Pelindo II berusaha memperpanjang konsesi JICT dengan perusahaan Hong Kong Hutchison Port Holdinga (HPH) menjadi hampir setengah abad (1999-2039). Penjajahan modern ini menimbulkan banyak pertanyaan apa sebetulnya urgensi perpanjangan JICT jilid II (2019-2039), sementara tanpa susah payah JICT kembali 100% kepada nasional di tahun 2019. Dirut Pelindo II RJ Lino seharusnya menempatkan kepentingan nasional sebesar-besarnya dalam mengambil keputusan strategis. Bukan malah bagi-bagi untung dengan Hong Kong di gerbang kedaulatan ekonomi nasional.
Sesungguhnya RJ Lino telah mengkerdilkan anak bangsa dengan perpanjang JICT ke HPH Hong Kong. Padahal selama 16 tahun dikelola putra putri bangsa, JICT telah menjelma menjadi pelabuhan petikemas terbaik di Indonesia dan Asia. Secara kemampuan SDM dan teknologi sangatlah memadai. Namun Lino menjual aset emas bangsa begitu murah kepada asing. Bayangkan, saat ini JICT dijual USD 215 juta lebih murah ketimbang tahun 1999 sebesar USD 243 juta. Harga jual saat ini pun setara dengan keuntungan JICT hanya dalam 2 tahun. Soal harga ini SP JICT sudah menghitung bahwa nilai wajar JICT telah di mark down oleh HPH, Pelindo II dan konsultannya Deutsch Bank. Sehingga ada justifikasi JICT bisa dijual murah. Perhitungan SP JICT juga sesuai dengan angka yang dihitung oleh Komisaris Pelindo II. Artinya ada potensi kerugian negara sebesar Rp 2,5 triliun dalam penjualan saham tersebut. Belum lagi ditambah dengan hilangnya potensi pengelolaan pendapatan sebesar Rp 30-35 triliun selama 20 tahun dikelola bersama asing.
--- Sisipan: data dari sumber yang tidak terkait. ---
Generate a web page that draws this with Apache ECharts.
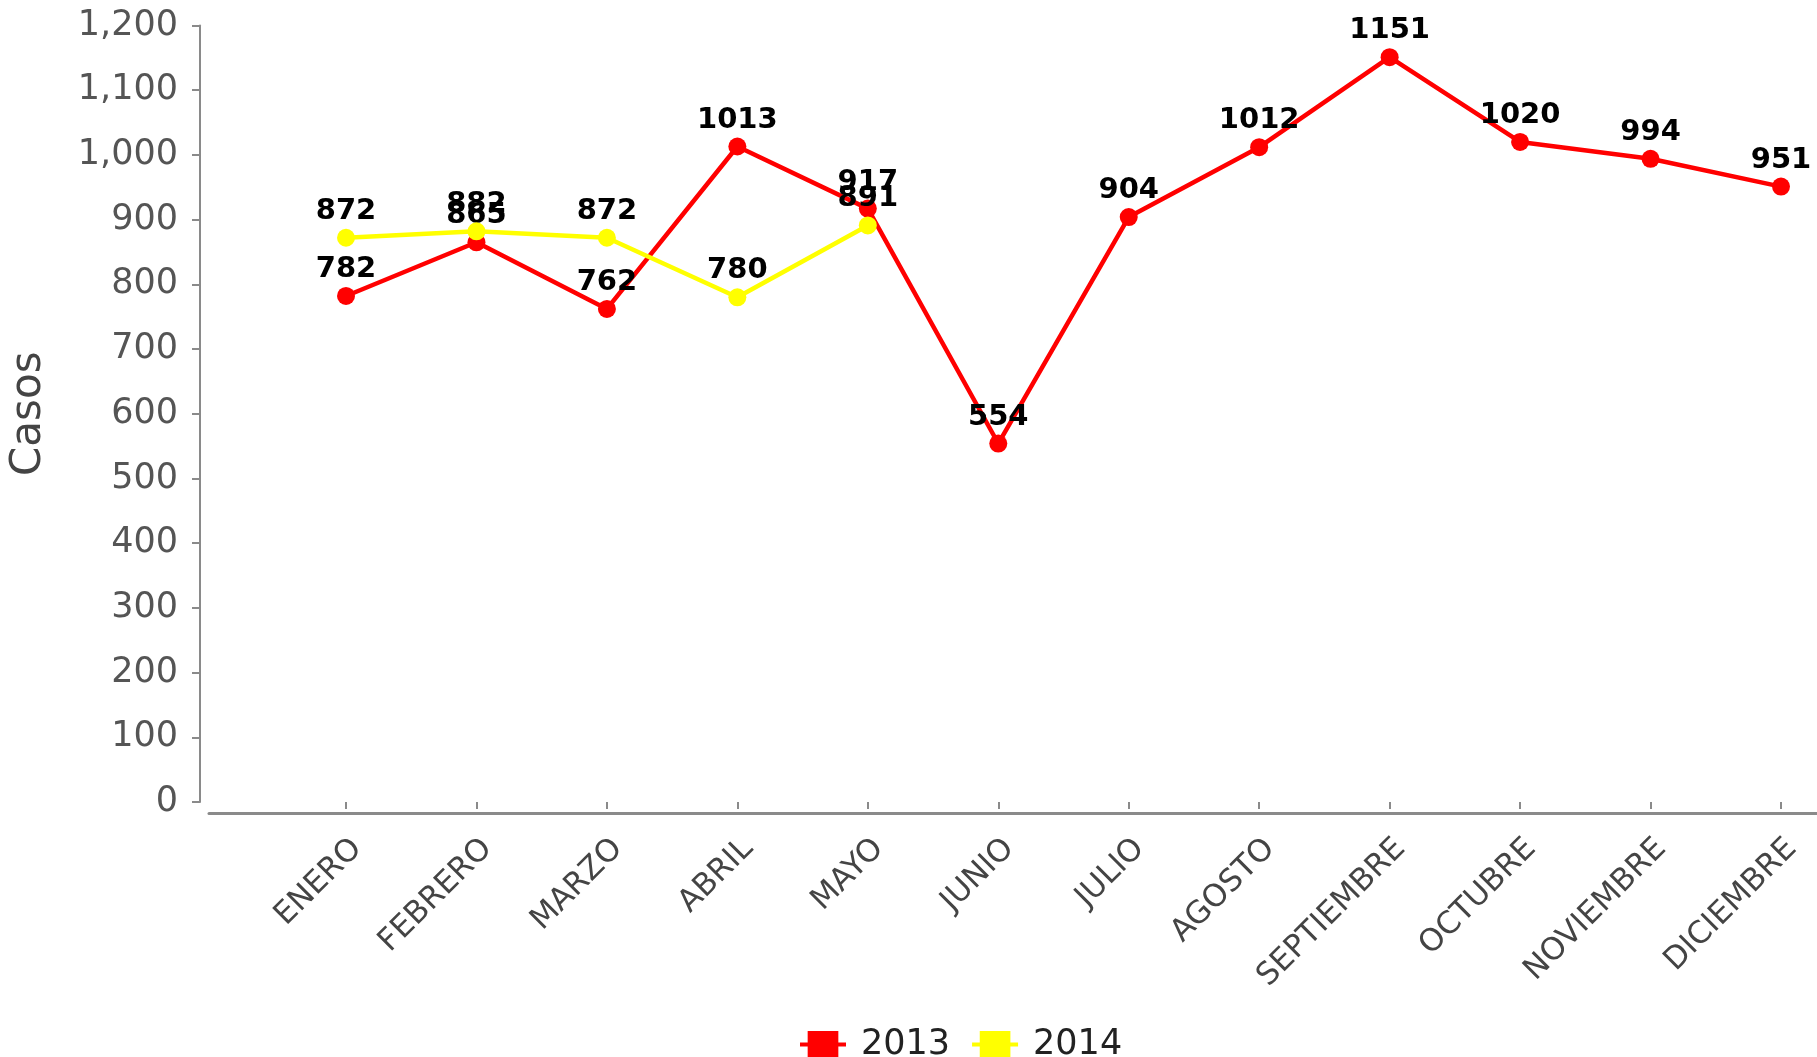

Tidak hanya sampai disitu persoalannya, demi ambisinya, Lino telah kangkangi 4 surat menteri yang mengharuskannya tunduk kepada UU pelayaran dengan meminta izin konsesi kepada Kemenhub sebelum perpanjang dengan asing. Lino telah berupaya perpanjang konsesi JICT sejak 2012 dengan hanya bermodal opini hukum Jamdatun (Jaksa Agung Muda Tata Negara) untuk dilawan dengan UU Pelayaran. Selain itu BPKP dan Komite Pengawas sudah memperingati Lino soal penunjukkan langsung HPH. Tapi Lino tidak menggubris dan terus jalan dengan ambisinya.
SP JICT sudah melakukan upaya penyelamatan dan berjuang agar JICT bisa dikelola nasional 100% sejak 2014. Namun Lino malah cap SP sebagai musuh negara dan bandit. Tidak sampai disitu, upaya penggembosan serikat (Union Busting) lewat PHK dan mutasi juga dilancarkan secara masif oleh Lino lewat Direksi JICT. Lino pun kerap menggunakan unsur militer untuk intimidasi anggota SP JICT.
Melihat upaya-upaya represif dan sewenang-wenang yang dilakukan oleh Lino, Federasi Serikat Pekerja Maritim Indonesia (FSPMI), Federasi Buruh Transportasi Pelabuhan Indonesia (FSBTPI), Kesatuan Pelaut Indonesia (KPI) bersama SPJICT sepakat MENYATUKAN KEKUATAN untuk melakukan perlawanan penolakan perpanjangan konsesi JICT.
Untuk itu kami dari FSPMI, FSBTPI, KPI dan SPJICT menyatakan dengan TEGAS :
1. Selamatkan asset emas bangsa Indonesia, tolak perpanjangan konsesi dan kembalikan pengelolaan 100% oleh nasional
2. Usut tuntas kasus dugaan korupsi perpanjangan konsesi. Tangkap komprador asing pemburu rente di pelabuhan.
3. Hentikan union busting di JICT.
FSPMI, FBTPI dan SPJICT siap melakukan aksi industrial bersama untuk memperjuangkan terlaksananya tuntutan kami.